[Start of INFORMATION SUPPLIED]

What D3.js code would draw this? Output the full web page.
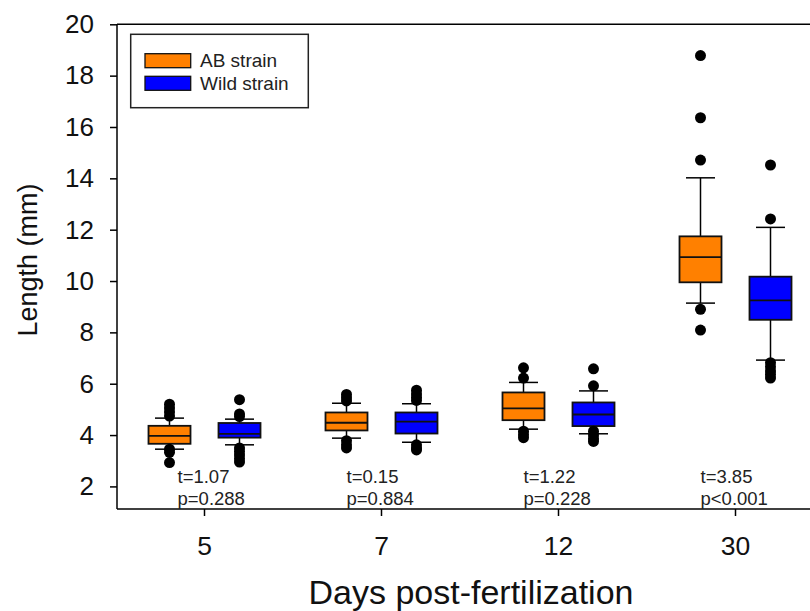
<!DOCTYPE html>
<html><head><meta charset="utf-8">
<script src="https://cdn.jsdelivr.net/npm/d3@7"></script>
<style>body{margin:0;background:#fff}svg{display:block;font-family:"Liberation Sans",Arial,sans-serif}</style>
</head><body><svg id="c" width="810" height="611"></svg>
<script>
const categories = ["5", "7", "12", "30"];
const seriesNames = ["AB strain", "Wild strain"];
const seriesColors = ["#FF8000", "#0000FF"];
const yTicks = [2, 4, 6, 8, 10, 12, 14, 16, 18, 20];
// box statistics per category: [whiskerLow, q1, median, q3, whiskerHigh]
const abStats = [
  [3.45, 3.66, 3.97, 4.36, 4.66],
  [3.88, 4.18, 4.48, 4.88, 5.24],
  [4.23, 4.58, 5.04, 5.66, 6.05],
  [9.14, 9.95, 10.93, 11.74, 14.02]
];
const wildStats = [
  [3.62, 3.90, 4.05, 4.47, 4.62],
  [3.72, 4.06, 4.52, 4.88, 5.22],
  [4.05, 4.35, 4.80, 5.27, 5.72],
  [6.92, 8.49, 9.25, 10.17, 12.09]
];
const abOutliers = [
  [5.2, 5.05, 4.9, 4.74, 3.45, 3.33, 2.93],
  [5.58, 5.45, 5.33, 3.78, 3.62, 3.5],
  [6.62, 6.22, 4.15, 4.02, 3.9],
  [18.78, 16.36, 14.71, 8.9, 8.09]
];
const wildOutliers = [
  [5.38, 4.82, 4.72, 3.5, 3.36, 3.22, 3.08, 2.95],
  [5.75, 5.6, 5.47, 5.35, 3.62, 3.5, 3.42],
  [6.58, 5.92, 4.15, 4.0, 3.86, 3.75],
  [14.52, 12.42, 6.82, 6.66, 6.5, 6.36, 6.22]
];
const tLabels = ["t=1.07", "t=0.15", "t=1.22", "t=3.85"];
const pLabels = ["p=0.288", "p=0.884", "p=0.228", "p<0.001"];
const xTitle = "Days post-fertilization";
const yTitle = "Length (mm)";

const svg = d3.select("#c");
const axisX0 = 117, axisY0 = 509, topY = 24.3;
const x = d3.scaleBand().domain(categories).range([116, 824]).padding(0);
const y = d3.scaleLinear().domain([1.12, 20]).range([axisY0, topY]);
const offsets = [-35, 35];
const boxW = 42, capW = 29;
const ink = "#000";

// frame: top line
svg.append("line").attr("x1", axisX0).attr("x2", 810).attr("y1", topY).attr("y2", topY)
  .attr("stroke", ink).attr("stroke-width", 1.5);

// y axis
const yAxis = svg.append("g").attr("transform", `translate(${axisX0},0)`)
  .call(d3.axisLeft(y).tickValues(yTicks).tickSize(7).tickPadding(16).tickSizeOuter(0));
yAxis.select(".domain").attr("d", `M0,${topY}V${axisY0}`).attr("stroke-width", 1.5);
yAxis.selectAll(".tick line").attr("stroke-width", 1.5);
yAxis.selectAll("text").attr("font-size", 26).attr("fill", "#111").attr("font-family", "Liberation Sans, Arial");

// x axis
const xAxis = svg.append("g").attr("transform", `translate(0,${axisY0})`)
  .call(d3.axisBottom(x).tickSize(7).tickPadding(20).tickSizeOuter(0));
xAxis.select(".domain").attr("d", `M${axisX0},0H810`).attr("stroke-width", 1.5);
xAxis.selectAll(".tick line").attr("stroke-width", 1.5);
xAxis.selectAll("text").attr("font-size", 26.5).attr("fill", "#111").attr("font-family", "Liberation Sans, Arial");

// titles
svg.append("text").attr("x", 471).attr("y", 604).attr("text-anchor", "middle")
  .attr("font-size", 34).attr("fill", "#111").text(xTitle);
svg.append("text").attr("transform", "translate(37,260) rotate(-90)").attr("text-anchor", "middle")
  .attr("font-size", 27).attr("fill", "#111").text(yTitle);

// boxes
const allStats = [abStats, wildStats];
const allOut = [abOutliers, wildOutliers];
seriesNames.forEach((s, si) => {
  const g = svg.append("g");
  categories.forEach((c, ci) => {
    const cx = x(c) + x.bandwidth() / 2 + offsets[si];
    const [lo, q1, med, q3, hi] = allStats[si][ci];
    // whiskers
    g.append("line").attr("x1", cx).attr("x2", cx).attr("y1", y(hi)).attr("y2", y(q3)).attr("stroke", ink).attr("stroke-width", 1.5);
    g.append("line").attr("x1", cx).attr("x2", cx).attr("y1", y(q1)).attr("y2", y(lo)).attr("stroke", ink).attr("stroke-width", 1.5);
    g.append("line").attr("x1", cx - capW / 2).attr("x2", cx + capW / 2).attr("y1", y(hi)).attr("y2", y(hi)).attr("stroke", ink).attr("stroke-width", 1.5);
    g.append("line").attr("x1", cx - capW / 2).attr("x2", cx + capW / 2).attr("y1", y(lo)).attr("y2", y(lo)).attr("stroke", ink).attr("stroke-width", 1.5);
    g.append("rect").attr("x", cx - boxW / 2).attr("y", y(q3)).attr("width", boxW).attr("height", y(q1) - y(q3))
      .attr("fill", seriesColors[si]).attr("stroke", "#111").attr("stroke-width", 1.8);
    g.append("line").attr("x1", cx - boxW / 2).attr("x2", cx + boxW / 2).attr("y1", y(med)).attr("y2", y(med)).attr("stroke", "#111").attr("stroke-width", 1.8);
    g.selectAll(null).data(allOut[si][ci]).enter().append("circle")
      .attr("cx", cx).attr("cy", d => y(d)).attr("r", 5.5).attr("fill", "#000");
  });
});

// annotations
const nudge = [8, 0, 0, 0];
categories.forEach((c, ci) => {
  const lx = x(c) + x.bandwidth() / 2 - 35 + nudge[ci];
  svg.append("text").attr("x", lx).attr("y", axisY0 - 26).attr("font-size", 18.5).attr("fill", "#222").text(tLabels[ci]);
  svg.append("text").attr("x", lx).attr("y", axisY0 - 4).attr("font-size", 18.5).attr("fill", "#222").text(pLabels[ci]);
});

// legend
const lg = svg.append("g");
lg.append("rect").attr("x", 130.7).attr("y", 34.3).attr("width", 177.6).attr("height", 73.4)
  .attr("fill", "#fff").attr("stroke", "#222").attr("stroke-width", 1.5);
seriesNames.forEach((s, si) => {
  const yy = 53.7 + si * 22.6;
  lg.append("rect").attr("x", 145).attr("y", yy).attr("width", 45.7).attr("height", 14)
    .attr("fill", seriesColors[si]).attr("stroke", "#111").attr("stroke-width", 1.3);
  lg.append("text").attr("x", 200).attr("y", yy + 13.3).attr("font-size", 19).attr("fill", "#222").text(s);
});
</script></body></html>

[End of INFORMATION SUPPLIED]

__SET TASK__: Please transcribe the material above exactly as written. Leave the pictures out.

__CORRECT RESULT__:
What D3.js code would draw this? Output the full web page.
<!DOCTYPE html>
<html><head><meta charset="utf-8">
<script src="https://cdn.jsdelivr.net/npm/d3@7"></script>
<style>body{margin:0;background:#fff}svg{display:block;font-family:"Liberation Sans",Arial,sans-serif}</style>
</head><body><svg id="c" width="810" height="611"></svg>
<script>
const categories = ["5", "7", "12", "30"];
const seriesNames = ["AB strain", "Wild strain"];
const seriesColors = ["#FF8000", "#0000FF"];
const yTicks = [2, 4, 6, 8, 10, 12, 14, 16, 18, 20];
// box statistics per category: [whiskerLow, q1, median, q3, whiskerHigh]
const abStats = [
  [3.45, 3.66, 3.97, 4.36, 4.66],
  [3.88, 4.18, 4.48, 4.88, 5.24],
  [4.23, 4.58, 5.04, 5.66, 6.05],
  [9.14, 9.95, 10.93, 11.74, 14.02]
];
const wildStats = [
  [3.62, 3.90, 4.05, 4.47, 4.62],
  [3.72, 4.06, 4.52, 4.88, 5.22],
  [4.05, 4.35, 4.80, 5.27, 5.72],
  [6.92, 8.49, 9.25, 10.17, 12.09]
];
const abOutliers = [
  [5.2, 5.05, 4.9, 4.74, 3.45, 3.33, 2.93],
  [5.58, 5.45, 5.33, 3.78, 3.62, 3.5],
  [6.62, 6.22, 4.15, 4.02, 3.9],
  [18.78, 16.36, 14.71, 8.9, 8.09]
];
const wildOutliers = [
  [5.38, 4.82, 4.72, 3.5, 3.36, 3.22, 3.08, 2.95],
  [5.75, 5.6, 5.47, 5.35, 3.62, 3.5, 3.42],
  [6.58, 5.92, 4.15, 4.0, 3.86, 3.75],
  [14.52, 12.42, 6.82, 6.66, 6.5, 6.36, 6.22]
];
const tLabels = ["t=1.07", "t=0.15", "t=1.22", "t=3.85"];
const pLabels = ["p=0.288", "p=0.884", "p=0.228", "p<0.001"];
const xTitle = "Days post-fertilization";
const yTitle = "Length (mm)";

const svg = d3.select("#c");
const axisX0 = 117, axisY0 = 509, topY = 24.3;
const x = d3.scaleBand().domain(categories).range([116, 824]).padding(0);
const y = d3.scaleLinear().domain([1.12, 20]).range([axisY0, topY]);
const offsets = [-35, 35];
const boxW = 42, capW = 29;
const ink = "#000";

// frame: top line
svg.append("line").attr("x1", axisX0).attr("x2", 810).attr("y1", topY).attr("y2", topY)
  .attr("stroke", ink).attr("stroke-width", 1.5);

// y axis
const yAxis = svg.append("g").attr("transform", `translate(${axisX0},0)`)
  .call(d3.axisLeft(y).tickValues(yTicks).tickSize(7).tickPadding(16).tickSizeOuter(0));
yAxis.select(".domain").attr("d", `M0,${topY}V${axisY0}`).attr("stroke-width", 1.5);
yAxis.selectAll(".tick line").attr("stroke-width", 1.5);
yAxis.selectAll("text").attr("font-size", 26).attr("fill", "#111").attr("font-family", "Liberation Sans, Arial");

// x axis
const xAxis = svg.append("g").attr("transform", `translate(0,${axisY0})`)
  .call(d3.axisBottom(x).tickSize(7).tickPadding(20).tickSizeOuter(0));
xAxis.select(".domain").attr("d", `M${axisX0},0H810`).attr("stroke-width", 1.5);
xAxis.selectAll(".tick line").attr("stroke-width", 1.5);
xAxis.selectAll("text").attr("font-size", 26.5).attr("fill", "#111").attr("font-family", "Liberation Sans, Arial");

// titles
svg.append("text").attr("x", 471).attr("y", 604).attr("text-anchor", "middle")
  .attr("font-size", 34).attr("fill", "#111").text(xTitle);
svg.append("text").attr("transform", "translate(37,260) rotate(-90)").attr("text-anchor", "middle")
  .attr("font-size", 27).attr("fill", "#111").text(yTitle);

// boxes
const allStats = [abStats, wildStats];
const allOut = [abOutliers, wildOutliers];
seriesNames.forEach((s, si) => {
  const g = svg.append("g");
  categories.forEach((c, ci) => {
    const cx = x(c) + x.bandwidth() / 2 + offsets[si];
    const [lo, q1, med, q3, hi] = allStats[si][ci];
    // whiskers
    g.append("line").attr("x1", cx).attr("x2", cx).attr("y1", y(hi)).attr("y2", y(q3)).attr("stroke", ink).attr("stroke-width", 1.5);
    g.append("line").attr("x1", cx).attr("x2", cx).attr("y1", y(q1)).attr("y2", y(lo)).attr("stroke", ink).attr("stroke-width", 1.5);
    g.append("line").attr("x1", cx - capW / 2).attr("x2", cx + capW / 2).attr("y1", y(hi)).attr("y2", y(hi)).attr("stroke", ink).attr("stroke-width", 1.5);
    g.append("line").attr("x1", cx - capW / 2).attr("x2", cx + capW / 2).attr("y1", y(lo)).attr("y2", y(lo)).attr("stroke", ink).attr("stroke-width", 1.5);
    g.append("rect").attr("x", cx - boxW / 2).attr("y", y(q3)).attr("width", boxW).attr("height", y(q1) - y(q3))
      .attr("fill", seriesColors[si]).attr("stroke", "#111").attr("stroke-width", 1.8);
    g.append("line").attr("x1", cx - boxW / 2).attr("x2", cx + boxW / 2).attr("y1", y(med)).attr("y2", y(med)).attr("stroke", "#111").attr("stroke-width", 1.8);
    g.selectAll(null).data(allOut[si][ci]).enter().append("circle")
      .attr("cx", cx).attr("cy", d => y(d)).attr("r", 5.5).attr("fill", "#000");
  });
});

// annotations
const nudge = [8, 0, 0, 0];
categories.forEach((c, ci) => {
  const lx = x(c) + x.bandwidth() / 2 - 35 + nudge[ci];
  svg.append("text").attr("x", lx).attr("y", axisY0 - 26).attr("font-size", 18.5).attr("fill", "#222").text(tLabels[ci]);
  svg.append("text").attr("x", lx).attr("y", axisY0 - 4).attr("font-size", 18.5).attr("fill", "#222").text(pLabels[ci]);
});

// legend
const lg = svg.append("g");
lg.append("rect").attr("x", 130.7).attr("y", 34.3).attr("width", 177.6).attr("height", 73.4)
  .attr("fill", "#fff").attr("stroke", "#222").attr("stroke-width", 1.5);
seriesNames.forEach((s, si) => {
  const yy = 53.7 + si * 22.6;
  lg.append("rect").attr("x", 145).attr("y", yy).attr("width", 45.7).attr("height", 14)
    .attr("fill", seriesColors[si]).attr("stroke", "#111").attr("stroke-width", 1.3);
  lg.append("text").attr("x", 200).attr("y", yy + 13.3).attr("font-size", 19).attr("fill", "#222").text(s);
});
</script></body></html>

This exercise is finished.